First Quarter Results

Dillard's reported net income for the prior year 13-week period ended May 4, 2013 of $111.7 million ($2.56 per share) compared to net income of $117.2 million ($2.50 per share) for the 13 weeks ended May 4, 2013.

Included in net income for the prior year 13-week period ended May 4, 2013 is a net after-tax credit totaling $4.4 million ($0.99 per share ) comprised of the following three items:

  • A $7.6 million after tax gain ($0.16 per share) related to the sale of an investment
  • A $1.0 million after tax credit ($0.02 per share) related to a pension adjustment
  • After-tax asset impairment and store closing charges of $4.2 million ($0.09 per share)

Net Sales - 13 Weeks

Total merchandise sales for the 13-week period ended May 3, 2014 were $1.539 billion and $1.530 billion for the 13-week period ended May 4, 2013.  Total merchandise sales increased 1%, and sales in comparable stores increased 2% for the first quarter.

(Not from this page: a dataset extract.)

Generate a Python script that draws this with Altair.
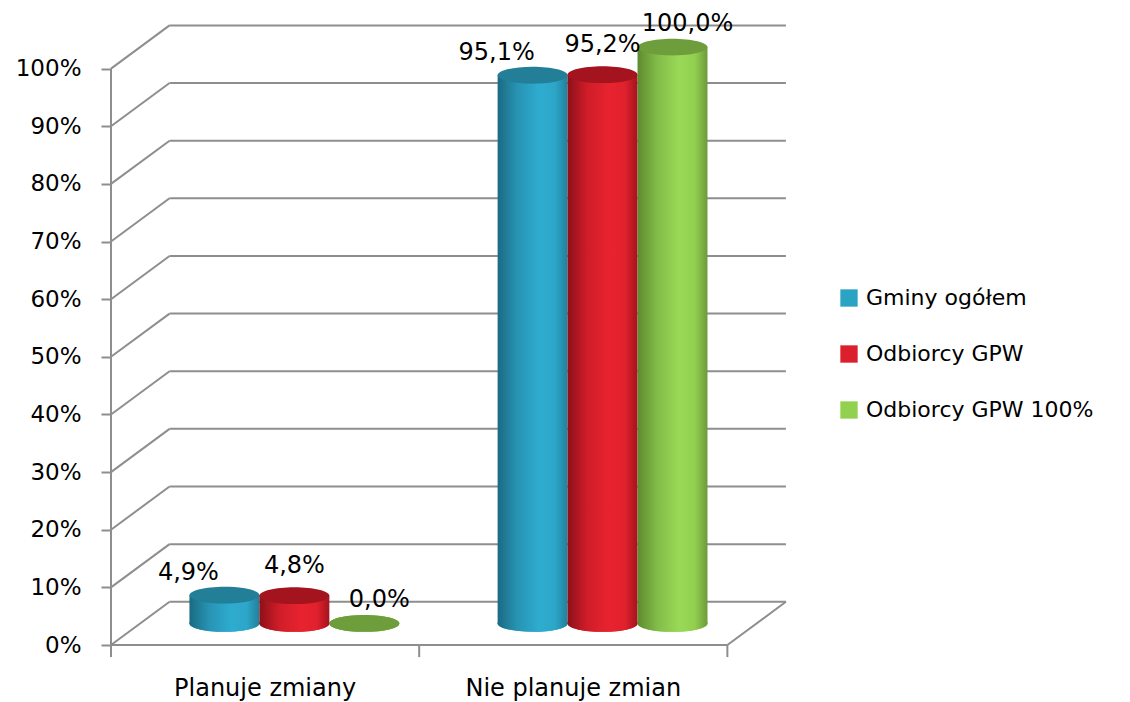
import altair as alt
import pandas as pd

# ---- data ----
categories = ["Planuje zmiany", "Nie planuje zmian"]
series = ["Gminy ogółem", "Odbiorcy GPW", "Odbiorcy GPW 100%"]
values_planuje = [4.9, 4.8, 0.0]
values_nie_planuje = [95.1, 95.2, 100.0]
y_ticks = [0, 10, 20, 30, 40, 50, 60, 70, 80, 90, 100]

# ---- style ----
FONT = "DejaVu Sans"
GRID = "#8e8e8e"
legend_colors = ["#2BA3C2", "#DC1F2C", "#92D050"]
top_colors = ["#237E98", "#A3141E", "#6E9E3C"]
side_stops = [
    ["#1B6A82", "#2793B3", "#2EACD0", "#2DA6C8", "#21809B"],
    ["#8C1119", "#CF1D29", "#E8232F", "#E0212D", "#A3141E"],
    ["#5E8A2F", "#82BC48", "#9AD957", "#92CF50", "#6C9A39"],
]
stop_offsets = [0.0, 0.28, 0.6, 0.82, 1.0]
label_dx = [-36, 0, 15]     # 3D-projected label placement per series (px)
label_dy = [-22, -30, -23]

# 3D geometry (in data units): depth offset of the back wall
DX = 0.19   # horizontal (category units)
DY = 7.5    # vertical (percent units)
W = 0.227   # cylinder width (category units)
X_DOMAIN = [0, 2.2]
Y_DOMAIN = [0, 110]
PLOT_W = 678
PLOT_H = 634
ELLIPSE = "M -1 0 A 1 0.24 0 1 0 1 0 A 1 0.24 0 1 0 -1 0 Z"
ELL_SIZE = (W / (X_DOMAIN[1] - X_DOMAIN[0]) * PLOT_W) ** 2

rows = []
for g, (cat, vals) in enumerate(zip(categories, [values_planuje, values_nie_planuje])):
    for i, (s, v) in enumerate(zip(series, vals)):
        c = g + 0.5 + DX / 2 + (i - 1) * W
        rows.append(dict(category=cat, series=s, sidx=i, value=v, xc=c,
                         x0=c - W / 2, x1=c + W / 2, ybase=DY / 2, ytop=v + DY / 2,
                         label=f"{v:.1f}".replace(".", ",") + "%"))
df = pd.DataFrame(rows)

xs = alt.Scale(domain=X_DOMAIN)
ys = alt.Scale(domain=Y_DOMAIN)
Y_AXIS = alt.Axis(values=y_ticks, labelExpr="datum.value + '%'", domain=False, grid=False,
                  ticks=True, tickSize=10, tickColor=GRID, tickWidth=2,
                  labelFontSize=23, labelFont=FONT, labelColor="black", labelPadding=20)


def xe(f):
    return alt.X(f, scale=xs, axis=None)


def ye(f):
    return alt.Y(f, scale=ys, axis=Y_AXIS, title=None)


# grid: back wall horizontals and left-wall diagonals
grid = pd.DataFrame({"v": y_ticks})
grid["yb"] = grid["v"] + DY
grid["xa"] = DX
grid["xb"] = 2 + DX
grid["x0"] = 0.0

back = alt.Chart(grid).mark_rule(color=GRID, strokeWidth=2).encode(
    x=xe("xa:Q"), x2="xb:Q", y=ye("yb:Q"))
diag = alt.Chart(grid).mark_rule(color=GRID, strokeWidth=2).encode(
    x=xe("x0:Q"), x2="xa:Q", y=ye("v:Q"), y2="yb:Q")

frame = pd.DataFrame({
    "xa": [0, 2, 0, 0, 1, 2],
    "xb": [2, 2 + DX, 0, 0, 1, 2],
    "ya": [0, 0, 0, 0, 0, 0],
    "yb": [0, DY, 100, -2.1, -2.1, -2.1],
})
frame_layer = alt.Chart(frame).mark_rule(color=GRID, strokeWidth=2).encode(
    x=xe("xa:Q"), x2="xb:Q", y=ye("ya:Q"), y2="yb:Q")

# legend source: flat bottom ellipses
legend_layer = alt.Chart(df).mark_point(filled=True, opacity=1, shape=ELLIPSE, size=ELL_SIZE).encode(
    x=xe("xc:Q"), y=ye("ybase:Q"),
    color=alt.Color("series:N", scale=alt.Scale(domain=series, range=legend_colors),
                    legend=alt.Legend(title=None, orient="none", legendX=727, legendY=276,
                                      symbolType="square", symbolSize=300, symbolStrokeWidth=0,
                                      labelFontSize=22, labelFont=FONT, labelColor="black",
                                      labelLimit=0, labelOffset=6, rowPadding=34)))

layers = [back, diag, frame_layer, legend_layer]
for i, s in enumerate(series):
    grad = alt.Gradient(gradient="linear", x1=0, x2=1, y1=0, y2=0,
                        stops=[alt.GradientStop(offset=o, color=c)
                               for o, c in zip(stop_offsets, side_stops[i])])
    sub = alt.Chart(df).transform_filter(alt.datum.sidx == i)
    layers.append(sub.mark_point(filled=True, opacity=1, shape=ELLIPSE, size=ELL_SIZE, color=grad).encode(
        x=xe("xc:Q"), y=ye("ybase:Q")))
    layers.append(sub.mark_bar(color=grad).encode(
        x=xe("x0:Q"), x2="x1:Q", y=ye("ybase:Q"), y2="ytop:Q"))
    layers.append(sub.mark_point(filled=True, opacity=1, shape=ELLIPSE, size=ELL_SIZE,
                                 color=top_colors[i]).encode(
        x=xe("xc:Q"), y=ye("ytop:Q")))

for i, s in enumerate(series):
    layers.append(alt.Chart(df).transform_filter(alt.datum.sidx == i).mark_text(
        fontSize=24, font=FONT, color="black", dx=label_dx[i], dy=label_dy[i], baseline="middle").encode(
        x=xe("xc:Q"), y=ye("ytop:Q"), text="label:N"))

cat_df = pd.DataFrame({"category": categories, "xm": [0.5, 1.5], "ym": [-8.9, -8.9]})
cat_labels = alt.Chart(cat_df).mark_text(fontSize=24, font=FONT, color="black", baseline="alphabetic").encode(
    x=xe("xm:Q"), y=ye("ym:Q"), text="category:N")
layers.append(cat_labels)

chart = alt.layer(*layers).properties(
    width=PLOT_W, height=PLOT_H,
    autosize=alt.AutoSizeParams(type="none"),
    padding={"left": 103, "top": 3, "right": 330, "bottom": 58},
    background="white",
).configure_view(stroke=None)

chart.save("out.html", embed_options={"renderer": "svg", "actions": False})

Sales trends for the first quarter were strongest in the men's apparel and accessories category and the juniors' and children's apparel category followed by ladies' accessories and lingerie.  Sales were weakest in home and furniture.  Sales trends were strongest in the Central region, followed by the Eastern and Western regions, respectively.

Net sales (which include the operations of the Company's construction business, CDI Contractors, LLC) for the 13 weeks ended May 3, 2014 were $1.551 billion and $1.549 billion for the 13 weeks ended May 4, 2013.

Gross Margin/Inventory

Gross margin from retail operations (which excludes CDI) decreased 14 basis points of sales for the 13 weeks ended May 3, 2014 compared to the 13 weeks ended May 4, 2013.  The decline resulted primarily from increased markdowns compared to the prior year first quarter.  Inventory increased 1% at May 3, 2014 compared to May 4, 2013.

Consolidated gross margin remained unchanged as a percentage of sales at 39.5% for the 13 weeks ended May 3, 2014 and May 4, 2013.

Selling, General & Administrative Expenses

Selling, general and administrative expenses ("operating expenses") were $393.7 million and $390.2 million for the 13 weeks ended May 3, 2014 and May 4, 2013, respectively, increasing 19 basis points of sales.  Increased selling payroll was partially offset by decreased advertising expense during the quarter.  Included in operating expenses for the prior year first quarter is a $1.5 million pretax credit ($1.0 million after tax of $0.02 per share) related to a pension adjustment.

Share Repurchase

During the quarter ended May 3, 2014, the Company repurchased $65.9 million (0.7 million shares) of Class A Common Stock at an average price of $89.34 per share under the Company's share repurchase plans.  Remaining authorization under the share repurchase program at May 3, 2014 was $224.5 million.

Total shares outstanding (Class A and Class B Common Stock) at May 4, 2013 were 43.2 million and 46.3 million, respectively.

Store Information

At May 3, 2014, the Company operated 278 Dillard's locations and 18 clearance centers spanning 29 states and an Internet store at www.dillards.com.  Total square footage at May 3, 2014 was 50.5 million.